He likes money, my 6 year old son Romy. Or, at least the potential for money to awesome-ise his life. He soon realised his parents weren’t just going to give it to him. Now he’s discovering his inner entrepreneur.
Romy’s first foray into the world of business is a plan for local home egg delivery. Helping him design his services got me wondering:
how does someone who’s never read a business book or had advice, go about designing their services?
It’s not every day you have such a novice subject. Before I reflect on his service design, let’s look at Romy’s business proposal.
Hatching a business
Romy’s idea is good one: home-grown eggs delivered directly to neighbours. The goal is extra pocket money. It’s achievable because the model is part of our core business as we have experience with chooks and, broody hens aside, production will be mostly trouble-free. Also, it has low overheads, consistent customers, and good personnel in the form of an energetic delivery boy.
That’s the idea, the goal and the model. What should Romy do next?

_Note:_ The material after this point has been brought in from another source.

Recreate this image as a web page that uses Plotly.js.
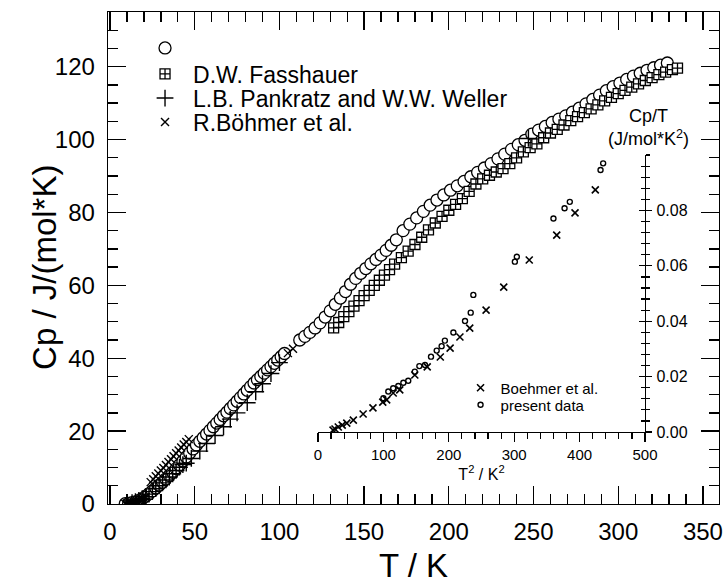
<!DOCTYPE html>
<html><head><meta charset="utf-8">
<script src="https://cdn.plot.ly/plotly-3.0.1.min.js"></script>
<style>body{margin:0;background:#fff}</style>
</head><body><div id="chart" style="width:726px;height:583px"></div>
<script>
// ---- main panel: present data (open circles) ----
const presT  = [9,11,13,15,17,19,21,23,25,27,29,31,33,35,37,39,41,43,45,47,49,51,53,55,57,59,61,63,65,67,69,71,73,75,77,79,81,83,85,87,89,91,93,95,97,99,101,103,
  112,115,118,121,124,127,130,133,136,139,142,145,148,151,154,157,160,163,166,169,173,177,181,185,189,193,197,201,205,209,213,217,221,225,229,233,237,241,245,249,253,257,261,265,269,273,277,281,285,289,293,297,301,305,309,313,317,321,325,329];
const presCp = [0.08,0.15,0.35,0.6,1.0,1.5,2.1,2.8,3.6,4.4,5.2,6.0,6.9,7.8,8.7,9.7,10.7,11.8,12.9,14.0,15.1,16.2,17.2,18.2,19.2,20.2,21.2,22.2,23.2,24.2,25.2,26.2,27.2,28.2,29.2,30.2,31.2,32.2,33.2,34.1,35.0,35.9,36.8,37.7,38.6,39.5,40.4,41.3,
  45.0,46.0,47.1,48.3,49.7,51.3,53.0,54.8,56.5,58.3,60.3,61.9,63.3,64.6,65.9,67.1,68.3,69.6,71.0,72.5,75.0,76.8,78.5,80.3,82.0,83.4,84.8,86.1,87.3,88.5,89.8,91.0,92.2,93.4,94.7,96.0,97.3,98.6,99.8,101.5,102.6,103.6,104.7,105.6,106.5,107.5,108.6,109.8,111.0,112.2,113.4,114.5,115.5,116.5,117.4,118.2,119.0,119.7,120.4,121.0];
// ---- D.W. Fasshauer (squares with cross) ----
const fassT  = [132,135,138,141,144,147,150,153,156,159,162,165,168,172,176,180,184,188,192,196,200,204,208,212,216,220,224,228,232,236,240,244,248,252,256,260,264,268,272,276,280,284,288,292,296,300,304,308,312,316,320,324,328,332,335];
const fassCp = [48.3,49.8,51.4,52.8,54.3,55.8,57.2,58.6,60.0,61.4,62.8,64.3,65.8,67.6,69.4,71.2,73.2,75.2,77.1,78.9,80.6,82.2,83.8,85.8,87.8,89.2,90.2,91.1,92.0,93.4,95.0,96.6,97.8,98.8,100.5,101.8,102.8,104.0,105.2,106.3,107.4,108.4,109.5,110.6,111.6,112.6,113.5,114.4,115.3,116.2,117.0,117.8,118.5,119.2,119.6];
// ---- L.B. Pankratz and W.W. Weller (+) ----
const pankT  = [13,15,17,19,21,23,25,27,29,31,33,35,37,39,41,43,45,48,53,57,62,67,71,75,81,86,90,95,100,247];
const pankCp = [0.4,0.65,1.0,1.5,2.0,2.7,3.4,4.2,5.0,5.8,6.6,7.4,8.3,9.2,10.1,10.8,11.2,12.5,14.5,16.6,18.8,21.2,23.3,25.0,27.8,30.8,33.0,35.8,38.8,100.3];
// ---- R. Böhmer et al. (x) ----
const boeT  = [9,10,11,12,13,14,15,16,17,18,19,20,21,24,25.5,27,28.5,30,31.5,33,34.5,36,37.5,39,40.5,42,43.5,45,46.5,105,108];
const boeCp = [0.1,0.13,0.18,0.25,0.33,0.45,0.58,0.75,0.95,1.15,1.4,1.65,1.95,6.0,6.8,7.6,8.4,9.2,9.9,10.7,11.5,12.3,13.1,13.9,14.7,15.5,16.3,17.0,17.8,41.4,42.6];
// ---- inset: Cp/T vs T^2 ----
const insBoeT2  = [23,26,31,37,44,54,69,84,99,105,115,125,148,167,187,202,217,232,257,284,323,365,393,424];
const insBoeCpT = [0.0007,0.0011,0.0018,0.0025,0.0032,0.0043,0.0065,0.0087,0.0108,0.0116,0.0141,0.0152,0.0206,0.0235,0.0271,0.0303,0.0343,0.0375,0.0440,0.0523,0.0621,0.0711,0.0791,0.0874];
const insPresT2  = [100,107.5,115,122.8,130.5,138,148,155,163.6,172.8,181.5,189,194,207,224.8,233.5,237.5,301,304,360,377,385,432,436];
const insPresCpT = [0.0122,0.0146,0.0158,0.0166,0.0178,0.0185,0.0218,0.0238,0.0242,0.0272,0.0294,0.031,0.033,0.0359,0.0401,0.0431,0.0495,0.0615,0.0633,0.0771,0.0808,0.0831,0.0946,0.097];
const xTicks = [0,50,100,150,200,250,300,350];
const yTicks = [0,20,40,60,80,100,120];
const insXTicks = [0,100,200,300,400,500];
const insYTicks = [0,0.02,0.04,0.06,0.08];
const insYText = ['0.00','0.02','0.04','0.06','0.08'];

const FONT = 'Liberation Sans, Arial, Helvetica, sans-serif';
const traces = [
  {x: presT, y: presCp, name: ' ', type: 'scatter', mode: 'markers', xaxis: 'x', yaxis: 'y', legend: 'legend',
   marker: {symbol: 'circle', size: 12, color: '#fff', line: {color: '#000', width: 1.3}}},
  {x: fassT, y: fassCp, name: 'D.W. Fasshauer', type: 'scatter', mode: 'markers', legend: 'legend3',
   marker: {symbol: 'square-cross', size: 10, color: '#fff', line: {color: '#000', width: 1.3}}},
  {x: pankT, y: pankCp, name: 'L.B. Pankratz and W.W. Weller', type: 'scatter', mode: 'markers', legend: 'legend4',
   marker: {symbol: 'cross-thin-open', size: 12, color: '#000', line: {color: '#000', width: 1.4}}},
  {x: boeT, y: boeCp, name: 'R.Böhmer et al.', type: 'scatter', mode: 'markers', legend: 'legend5',
   marker: {symbol: 'x-thin-open', size: 8, color: '#000', line: {color: '#000', width: 1.4}}},
  {x: insBoeT2, y: insBoeCpT, name: 'Boehmer et al.', type: 'scatter', mode: 'markers', xaxis: 'x2', yaxis: 'y2', legend: 'legend2',
   marker: {symbol: 'x-thin-open', size: 7, color: '#000', line: {color: '#000', width: 1.6}}},
  {x: insPresT2, y: insPresCpT, name: 'present data', type: 'scatter', mode: 'markers', xaxis: 'x2', yaxis: 'y2', legend: 'legend6',
   marker: {symbol: 'circle-open', size: 5, color: '#000', line: {color: '#000', width: 1.4}}},
  // empty helper traces so that the mirrored / crossing tick axes get drawn
  {x: [], y: [], xaxis: 'x3', yaxis: 'y', showlegend: false, type: 'scatter', mode: 'markers'},
  {x: [], y: [], xaxis: 'x', yaxis: 'y4', showlegend: false, type: 'scatter', mode: 'markers'},
  {x: [], y: [], xaxis: 'x2', yaxis: 'y3', showlegend: false, type: 'scatter', mode: 'markers'}
];

const mainTick = {ticks: 'inside', ticklen: 18, tickwidth: 1.3, tickcolor: '#000', showgrid: false, zeroline: false};
const legBase = {xanchor: 'left', yanchor: 'middle', bgcolor: 'rgba(0,0,0,0)', font: {size: 23, family: FONT}, itemwidth: 46};
const layout = {
  width: 726, height: 583,
  margin: {l: 108, r: 7, t: 12, b: 79},
  paper_bgcolor: '#fff', plot_bgcolor: 'rgba(0,0,0,0)',
  font: {family: FONT, color: '#000'},
  showlegend: true,
  xaxis: Object.assign({range: [-1.2, 359.5], tickvals: xTicks,
    minor: {dtick: 10, ticks: 'inside', ticklen: 10, tickwidth: 1.3, tickcolor: '#000'},
    showline: true, linecolor: '#000', linewidth: 1.3, mirror: true,
    tickfont: {size: 24, family: FONT}, ticklabelstandoff: 6}, mainTick),
  xaxis3: Object.assign({overlaying: 'x', side: 'top', anchor: 'y', range: [-1.2, 359.5], tickvals: xTicks, showticklabels: false,
    minor: {dtick: 10, ticks: 'inside', ticklen: 10, tickwidth: 1.3, tickcolor: '#000'}, showline: false}, mainTick),
  yaxis: Object.assign({range: [0, 135], tickvals: yTicks,
    minor: {dtick: 5, ticks: 'inside', ticklen: 10, tickwidth: 1.3, tickcolor: '#000'},
    showline: true, linecolor: '#000', linewidth: 1.3, mirror: true,
    tickfont: {size: 24, family: FONT}, ticklabelstandoff: 7}, mainTick),
  yaxis4: Object.assign({overlaying: 'y', side: 'right', anchor: 'x', range: [0, 135], tickvals: yTicks, showticklabels: false,
    minor: {dtick: 5, ticks: 'inside', ticklen: 10, tickwidth: 1.3, tickcolor: '#000'}, showline: false}, mainTick),
  xaxis2: {domain: [0.3437, 0.8789], anchor: 'y2', range: [0, 500], tickvals: insXTicks, ticks: 'outside', ticklen: 9, tickwidth: 1.2, tickcolor: '#000',
    minor: {dtick: 20, ticks: 'outside', ticklen: 6, tickwidth: 1.2, tickcolor: '#000'}, showline: true, linecolor: '#000', linewidth: 1.2,
    showgrid: false, zeroline: false, tickfont: {size: 15, family: FONT}, ticklabelstandoff: 0,
    title: {text: 'T<sup>2</sup> / K<sup>2</sup>', font: {size: 16, family: FONT}, standoff: 0}},
  yaxis2: {domain: [0.1463, 0.7093], anchor: 'x2', side: 'right', range: [0, 0.1], tickvals: insYTicks, ticktext: insYText,
    ticks: 'outside', ticklen: 6, tickwidth: 1.2, tickcolor: '#000', minor: {dtick: 0.004, ticks: 'outside', ticklen: 4, tickwidth: 1.2, tickcolor: '#000'},
    showline: true, linecolor: '#000', linewidth: 1.2, showgrid: false, zeroline: false, tickfont: {size: 16, family: FONT}, ticklabelstandoff: 1},
  yaxis3: {overlaying: 'y2', anchor: 'x2', side: 'right', range: [0, 0.1], tickvals: insYTicks, showticklabels: false,
    ticks: 'inside', ticklen: 6, tickwidth: 1.2, tickcolor: '#000', minor: {dtick: 0.004, ticks: 'inside', ticklen: 4, tickwidth: 1.2, tickcolor: '#000'},
    showline: false, showgrid: false, zeroline: false},
  legend:  Object.assign({x: 0.0475, y: 0.9268}, legBase),
  legend3: Object.assign({x: 0.0475, y: 0.874}, legBase),
  legend4: Object.assign({x: 0.0475, y: 0.825}, legBase),
  legend5: Object.assign({x: 0.0475, y: 0.7764}, legBase),
  legend2: {x: 0.577, y: 0.2358, xanchor: 'left', yanchor: 'middle', bgcolor: 'rgba(0,0,0,0)', font: {size: 15, family: FONT}, itemwidth: 30},
  legend6: {x: 0.577, y: 0.2012, xanchor: 'left', yanchor: 'middle', bgcolor: 'rgba(0,0,0,0)', font: {size: 15, family: FONT}, itemwidth: 30},
  annotations: [
    {xref: 'paper', yref: 'paper', x: 0.885, y: 0.7175, xanchor: 'center', yanchor: 'bottom', showarrow: false,
     text: 'Cp/T<br>(J/mol*K<sup>2</sup>)', font: {size: 18, family: FONT}, align: 'center'},
    {xref: 'paper', yref: 'paper', x: 0.5, y: -0.124, xanchor: 'center', yanchor: 'middle', showarrow: false,
     text: 'T / K', font: {size: 33, family: FONT}},
    {xref: 'paper', yref: 'paper', x: -0.103, y: 0.48, xanchor: 'center', yanchor: 'middle', showarrow: false, textangle: -90,
     text: 'Cp / J/(mol*K)', font: {size: 33, family: FONT}}
  ]
};
Plotly.newPlot('chart', traces, layout, {displayModeBar: false, staticPlot: true});
</script></body></html>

- decide how many extra ‘layers’ he’ll need
- how much grain
- how and when to deliver the goods
These were Romy’s main concerns. His natural inclination was to solve production and service problems. In fact, he was ready to go out and buy some new chooks (ie. have me do it). Romy was interested in how it was going to work for him – which is valid but his first order hadn’t come in yet. He needed to get out and talk to some people.
Crack the egg
You may be thinking: “he’s only 6, he can’t be expected to think about anyone else, let alone potential customers.” Six year olds are narcissists I grant you. But his reaction tells us something about what’s at the top of our minds when we design services. Maybe many of us haven’t outgrown our inner 6 year old. The service design mindset begins by asking questions.
Romy and I started by brainstorming some questions:
- are you interested in getting an egg delivery?
- do you know anyone else who may be interested?
- how many eggs would you like – 6 to 12?
- how much would you spend per egg – 40c to 55c?
- when would you like eggs delivered – Friday or Saturday?
With the results of this survey Romy can start servicing his customers. In a sense, his business didn’t exist until he asks those questions. Although these questions get you into the right service design mindset, they’re really just basic marketing. The next step is to bake the souffle; to deliver better customer experiences.
Baking the ‘customer experience’ souffle
Service design’s purpose is to make your customers’ experiences better. How your customers perceive their every interaction with your services is their customer experience. Romy can’t rest on his laurels – he has to build ‘asking questions’ into his business and provide his (profitable) customers the information they want. Romy needs to ask them about their egg delivery problems and priorities.
- report problems
- get recipes
- pay for eggs
- change the number of eggs delivered
- change the day eggs are delivered
- have a break from ordering
- give feedback
- return egg cartons
Now that Romy has taken the first step in designing his services he can start to improve those services incrementally by focusing on his customers’ experiences.
So wish him well for the ongoing success of his business endeavour… you never know, you may work for him one day.